Records for the task
.....
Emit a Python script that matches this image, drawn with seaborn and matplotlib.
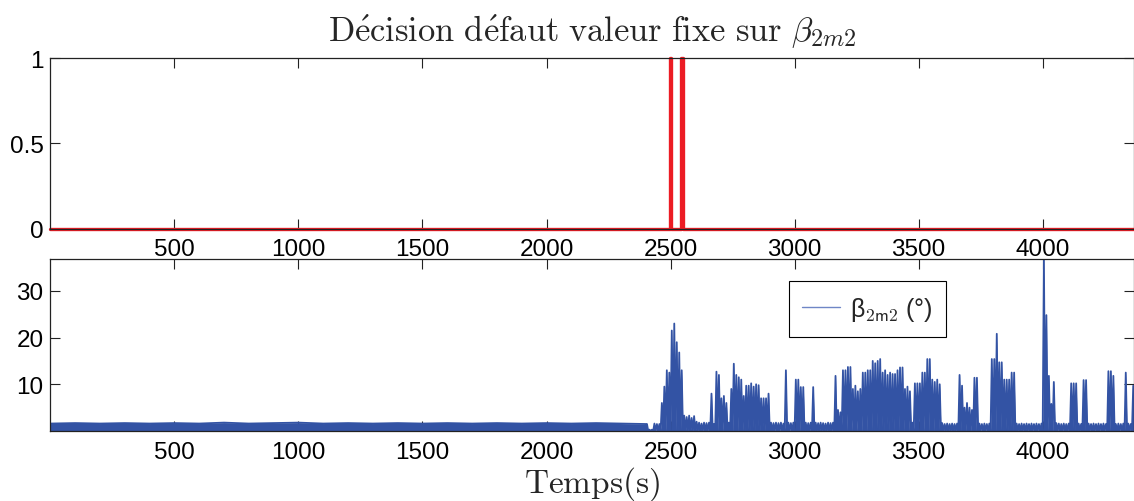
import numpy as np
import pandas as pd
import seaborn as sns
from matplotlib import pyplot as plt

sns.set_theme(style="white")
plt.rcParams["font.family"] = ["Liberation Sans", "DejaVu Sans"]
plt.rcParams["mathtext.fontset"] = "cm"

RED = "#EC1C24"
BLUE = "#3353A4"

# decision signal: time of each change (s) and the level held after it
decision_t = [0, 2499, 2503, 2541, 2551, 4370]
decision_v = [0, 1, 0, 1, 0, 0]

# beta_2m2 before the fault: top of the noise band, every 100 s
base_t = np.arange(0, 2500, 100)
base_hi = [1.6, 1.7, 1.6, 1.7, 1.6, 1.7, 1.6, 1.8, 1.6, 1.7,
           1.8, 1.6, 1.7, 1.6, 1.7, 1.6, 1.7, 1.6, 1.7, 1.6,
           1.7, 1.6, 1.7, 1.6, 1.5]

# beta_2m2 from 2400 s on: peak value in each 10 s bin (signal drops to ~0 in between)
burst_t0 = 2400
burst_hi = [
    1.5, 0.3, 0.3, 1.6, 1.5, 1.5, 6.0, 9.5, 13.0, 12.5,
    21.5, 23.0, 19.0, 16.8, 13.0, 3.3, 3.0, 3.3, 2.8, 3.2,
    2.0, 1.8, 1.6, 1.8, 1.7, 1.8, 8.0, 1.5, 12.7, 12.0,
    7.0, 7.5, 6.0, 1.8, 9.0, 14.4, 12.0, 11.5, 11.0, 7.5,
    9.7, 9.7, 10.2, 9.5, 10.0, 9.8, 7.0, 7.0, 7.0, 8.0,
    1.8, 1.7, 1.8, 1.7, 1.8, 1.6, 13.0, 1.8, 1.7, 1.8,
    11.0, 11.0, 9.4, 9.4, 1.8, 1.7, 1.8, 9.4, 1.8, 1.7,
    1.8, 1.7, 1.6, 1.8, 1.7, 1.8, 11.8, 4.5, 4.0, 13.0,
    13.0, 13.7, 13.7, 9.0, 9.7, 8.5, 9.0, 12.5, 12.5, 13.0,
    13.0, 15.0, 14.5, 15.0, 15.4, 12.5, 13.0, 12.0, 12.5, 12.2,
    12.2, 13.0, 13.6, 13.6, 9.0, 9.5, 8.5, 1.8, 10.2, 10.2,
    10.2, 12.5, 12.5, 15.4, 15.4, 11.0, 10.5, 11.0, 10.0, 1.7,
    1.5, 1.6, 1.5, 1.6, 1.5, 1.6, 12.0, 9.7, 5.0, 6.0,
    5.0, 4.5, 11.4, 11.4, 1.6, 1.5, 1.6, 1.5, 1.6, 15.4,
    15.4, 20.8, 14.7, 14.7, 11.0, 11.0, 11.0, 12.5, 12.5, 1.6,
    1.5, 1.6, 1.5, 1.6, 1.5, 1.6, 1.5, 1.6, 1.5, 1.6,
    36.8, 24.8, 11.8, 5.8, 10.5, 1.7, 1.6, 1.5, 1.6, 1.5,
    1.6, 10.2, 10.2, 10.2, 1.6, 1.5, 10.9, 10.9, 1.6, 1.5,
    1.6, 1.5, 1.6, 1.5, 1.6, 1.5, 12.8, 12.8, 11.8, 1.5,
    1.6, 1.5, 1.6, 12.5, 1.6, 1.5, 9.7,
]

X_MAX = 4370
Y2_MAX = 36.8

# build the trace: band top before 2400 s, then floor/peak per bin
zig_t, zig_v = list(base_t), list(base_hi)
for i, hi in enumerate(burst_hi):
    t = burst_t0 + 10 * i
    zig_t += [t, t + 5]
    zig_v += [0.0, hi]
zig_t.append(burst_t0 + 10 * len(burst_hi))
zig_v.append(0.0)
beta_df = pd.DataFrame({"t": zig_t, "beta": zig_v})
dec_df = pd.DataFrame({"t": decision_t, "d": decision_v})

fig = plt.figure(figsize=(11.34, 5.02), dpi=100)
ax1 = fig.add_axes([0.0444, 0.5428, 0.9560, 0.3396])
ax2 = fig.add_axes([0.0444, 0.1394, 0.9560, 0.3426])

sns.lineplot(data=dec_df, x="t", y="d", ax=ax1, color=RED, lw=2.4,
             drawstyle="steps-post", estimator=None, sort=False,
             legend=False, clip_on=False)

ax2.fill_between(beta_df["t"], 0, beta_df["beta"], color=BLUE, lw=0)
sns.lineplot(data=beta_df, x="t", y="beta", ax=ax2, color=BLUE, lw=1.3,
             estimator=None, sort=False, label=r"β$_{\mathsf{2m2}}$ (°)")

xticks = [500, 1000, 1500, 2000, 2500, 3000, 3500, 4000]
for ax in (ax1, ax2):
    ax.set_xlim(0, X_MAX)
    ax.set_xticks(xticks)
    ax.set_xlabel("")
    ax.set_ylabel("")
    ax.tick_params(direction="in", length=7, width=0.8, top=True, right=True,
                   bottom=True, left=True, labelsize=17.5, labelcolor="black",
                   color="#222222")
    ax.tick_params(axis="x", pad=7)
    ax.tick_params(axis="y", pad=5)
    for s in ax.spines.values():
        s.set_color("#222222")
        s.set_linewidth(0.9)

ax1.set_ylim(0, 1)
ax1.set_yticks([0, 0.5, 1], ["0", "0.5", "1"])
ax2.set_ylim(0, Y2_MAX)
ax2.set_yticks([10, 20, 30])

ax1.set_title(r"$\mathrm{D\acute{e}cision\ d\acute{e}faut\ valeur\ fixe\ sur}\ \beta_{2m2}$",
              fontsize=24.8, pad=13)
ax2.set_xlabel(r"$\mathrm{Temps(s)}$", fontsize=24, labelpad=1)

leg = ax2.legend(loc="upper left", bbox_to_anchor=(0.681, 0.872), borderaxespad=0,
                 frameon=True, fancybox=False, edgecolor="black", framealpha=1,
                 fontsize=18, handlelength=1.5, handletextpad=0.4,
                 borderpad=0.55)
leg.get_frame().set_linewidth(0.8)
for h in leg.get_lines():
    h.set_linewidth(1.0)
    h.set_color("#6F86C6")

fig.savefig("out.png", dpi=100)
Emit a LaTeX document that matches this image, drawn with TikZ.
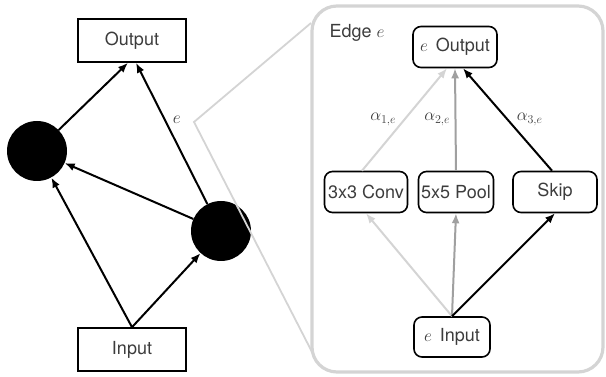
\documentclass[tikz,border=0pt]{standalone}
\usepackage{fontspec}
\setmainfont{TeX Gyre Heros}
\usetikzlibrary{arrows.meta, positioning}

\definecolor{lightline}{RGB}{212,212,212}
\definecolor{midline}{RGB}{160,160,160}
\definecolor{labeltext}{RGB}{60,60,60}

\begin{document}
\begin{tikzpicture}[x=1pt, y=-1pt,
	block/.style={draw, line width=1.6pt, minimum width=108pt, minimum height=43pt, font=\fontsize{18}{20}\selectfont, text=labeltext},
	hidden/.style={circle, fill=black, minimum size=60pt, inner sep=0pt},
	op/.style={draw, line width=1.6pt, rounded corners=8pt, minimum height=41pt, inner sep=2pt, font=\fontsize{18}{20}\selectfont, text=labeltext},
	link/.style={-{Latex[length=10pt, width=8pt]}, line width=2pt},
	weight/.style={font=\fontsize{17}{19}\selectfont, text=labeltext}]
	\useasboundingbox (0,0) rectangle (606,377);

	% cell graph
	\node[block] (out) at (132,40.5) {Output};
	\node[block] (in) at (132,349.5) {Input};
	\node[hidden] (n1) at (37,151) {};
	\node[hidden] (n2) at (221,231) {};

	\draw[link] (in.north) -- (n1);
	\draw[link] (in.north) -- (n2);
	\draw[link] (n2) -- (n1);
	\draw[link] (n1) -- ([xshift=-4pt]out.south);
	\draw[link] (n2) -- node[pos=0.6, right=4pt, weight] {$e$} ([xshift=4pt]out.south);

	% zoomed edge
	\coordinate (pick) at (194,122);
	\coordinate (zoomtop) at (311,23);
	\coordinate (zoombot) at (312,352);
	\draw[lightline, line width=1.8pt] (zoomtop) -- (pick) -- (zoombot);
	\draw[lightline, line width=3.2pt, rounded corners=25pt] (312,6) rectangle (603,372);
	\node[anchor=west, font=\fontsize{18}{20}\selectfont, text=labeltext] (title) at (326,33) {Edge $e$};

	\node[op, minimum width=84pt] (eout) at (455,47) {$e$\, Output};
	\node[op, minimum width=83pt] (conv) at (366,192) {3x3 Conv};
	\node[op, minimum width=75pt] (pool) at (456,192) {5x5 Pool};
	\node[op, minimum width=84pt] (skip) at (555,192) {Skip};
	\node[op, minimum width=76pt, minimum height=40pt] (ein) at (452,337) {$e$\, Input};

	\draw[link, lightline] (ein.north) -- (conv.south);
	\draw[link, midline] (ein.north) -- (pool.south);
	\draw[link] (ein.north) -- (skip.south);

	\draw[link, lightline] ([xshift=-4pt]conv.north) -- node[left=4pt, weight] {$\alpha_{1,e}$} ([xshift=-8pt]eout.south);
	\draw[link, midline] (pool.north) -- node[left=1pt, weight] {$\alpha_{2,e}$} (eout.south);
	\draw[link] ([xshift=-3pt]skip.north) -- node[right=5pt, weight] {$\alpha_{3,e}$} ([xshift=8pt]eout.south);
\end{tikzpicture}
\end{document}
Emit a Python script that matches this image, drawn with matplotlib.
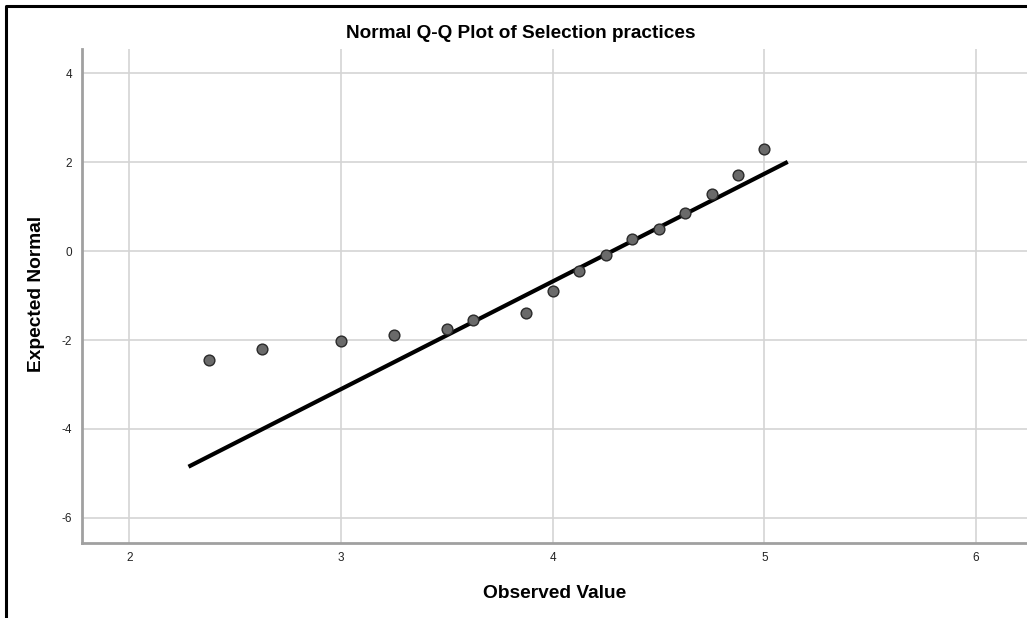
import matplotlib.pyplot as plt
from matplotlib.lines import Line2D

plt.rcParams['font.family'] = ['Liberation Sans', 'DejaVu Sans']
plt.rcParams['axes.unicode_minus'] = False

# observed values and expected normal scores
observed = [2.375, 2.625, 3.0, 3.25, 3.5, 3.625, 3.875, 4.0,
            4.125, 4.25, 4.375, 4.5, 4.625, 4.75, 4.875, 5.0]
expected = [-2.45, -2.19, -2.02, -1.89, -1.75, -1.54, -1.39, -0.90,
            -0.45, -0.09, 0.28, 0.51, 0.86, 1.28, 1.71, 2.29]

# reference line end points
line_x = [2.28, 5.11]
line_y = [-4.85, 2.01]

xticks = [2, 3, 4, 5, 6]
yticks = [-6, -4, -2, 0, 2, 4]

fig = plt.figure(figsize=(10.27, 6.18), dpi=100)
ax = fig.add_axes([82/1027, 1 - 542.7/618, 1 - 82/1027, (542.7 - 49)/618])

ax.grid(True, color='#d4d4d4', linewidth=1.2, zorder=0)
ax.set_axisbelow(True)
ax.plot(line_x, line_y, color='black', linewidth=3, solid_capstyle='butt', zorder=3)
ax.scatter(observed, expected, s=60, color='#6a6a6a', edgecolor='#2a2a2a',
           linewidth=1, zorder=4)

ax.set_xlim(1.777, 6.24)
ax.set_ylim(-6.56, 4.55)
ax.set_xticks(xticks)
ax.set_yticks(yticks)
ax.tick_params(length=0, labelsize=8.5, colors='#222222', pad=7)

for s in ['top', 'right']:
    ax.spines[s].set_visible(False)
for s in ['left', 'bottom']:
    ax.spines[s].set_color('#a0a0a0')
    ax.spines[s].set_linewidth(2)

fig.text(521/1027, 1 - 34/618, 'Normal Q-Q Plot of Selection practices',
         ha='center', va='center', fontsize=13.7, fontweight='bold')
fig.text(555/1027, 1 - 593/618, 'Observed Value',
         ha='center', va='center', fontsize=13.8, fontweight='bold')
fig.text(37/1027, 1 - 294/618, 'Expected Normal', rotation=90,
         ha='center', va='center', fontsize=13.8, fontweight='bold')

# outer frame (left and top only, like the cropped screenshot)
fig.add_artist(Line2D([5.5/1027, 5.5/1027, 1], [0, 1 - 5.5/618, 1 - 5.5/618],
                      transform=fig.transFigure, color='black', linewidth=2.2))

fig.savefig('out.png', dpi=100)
.....
Stated exercise
Starting at the line containing "Emit a LaTeX" and ending at the line containing "minimum width=76pt, minimum", copy those lines exactly, both included, and nothing more. Leave out any picture.

Response to the exercise
Emit a LaTeX document that matches this image, drawn with TikZ.
\documentclass[tikz,border=0pt]{standalone}
\usepackage{fontspec}
\setmainfont{TeX Gyre Heros}
\usetikzlibrary{arrows.meta, positioning}

\definecolor{lightline}{RGB}{212,212,212}
\definecolor{midline}{RGB}{160,160,160}
\definecolor{labeltext}{RGB}{60,60,60}

\begin{document}
\begin{tikzpicture}[x=1pt, y=-1pt,
	block/.style={draw, line width=1.6pt, minimum width=108pt, minimum height=43pt, font=\fontsize{18}{20}\selectfont, text=labeltext},
	hidden/.style={circle, fill=black, minimum size=60pt, inner sep=0pt},
	op/.style={draw, line width=1.6pt, rounded corners=8pt, minimum height=41pt, inner sep=2pt, font=\fontsize{18}{20}\selectfont, text=labeltext},
	link/.style={-{Latex[length=10pt, width=8pt]}, line width=2pt},
	weight/.style={font=\fontsize{17}{19}\selectfont, text=labeltext}]
	\useasboundingbox (0,0) rectangle (606,377);

	% cell graph
	\node[block] (out) at (132,40.5) {Output};
	\node[block] (in) at (132,349.5) {Input};
	\node[hidden] (n1) at (37,151) {};
	\node[hidden] (n2) at (221,231) {};

	\draw[link] (in.north) -- (n1);
	\draw[link] (in.north) -- (n2);
	\draw[link] (n2) -- (n1);
	\draw[link] (n1) -- ([xshift=-4pt]out.south);
	\draw[link] (n2) -- node[pos=0.6, right=4pt, weight] {$e$} ([xshift=4pt]out.south);

	% zoomed edge
	\coordinate (pick) at (194,122);
	\coordinate (zoomtop) at (311,23);
	\coordinate (zoombot) at (312,352);
	\draw[lightline, line width=1.8pt] (zoomtop) -- (pick) -- (zoombot);
	\draw[lightline, line width=3.2pt, rounded corners=25pt] (312,6) rectangle (603,372);
	\node[anchor=west, font=\fontsize{18}{20}\selectfont, text=labeltext] (title) at (326,33) {Edge $e$};

	\node[op, minimum width=84pt] (eout) at (455,47) {$e$\, Output};
	\node[op, minimum width=83pt] (conv) at (366,192) {3x3 Conv};
	\node[op, minimum width=75pt] (pool) at (456,192) {5x5 Pool};
	\node[op, minimum width=84pt] (skip) at (555,192) {Skip};
	\node[op, minimum width=76pt, minimum height=40pt] (ein) at (452,337) {$e$\, Input};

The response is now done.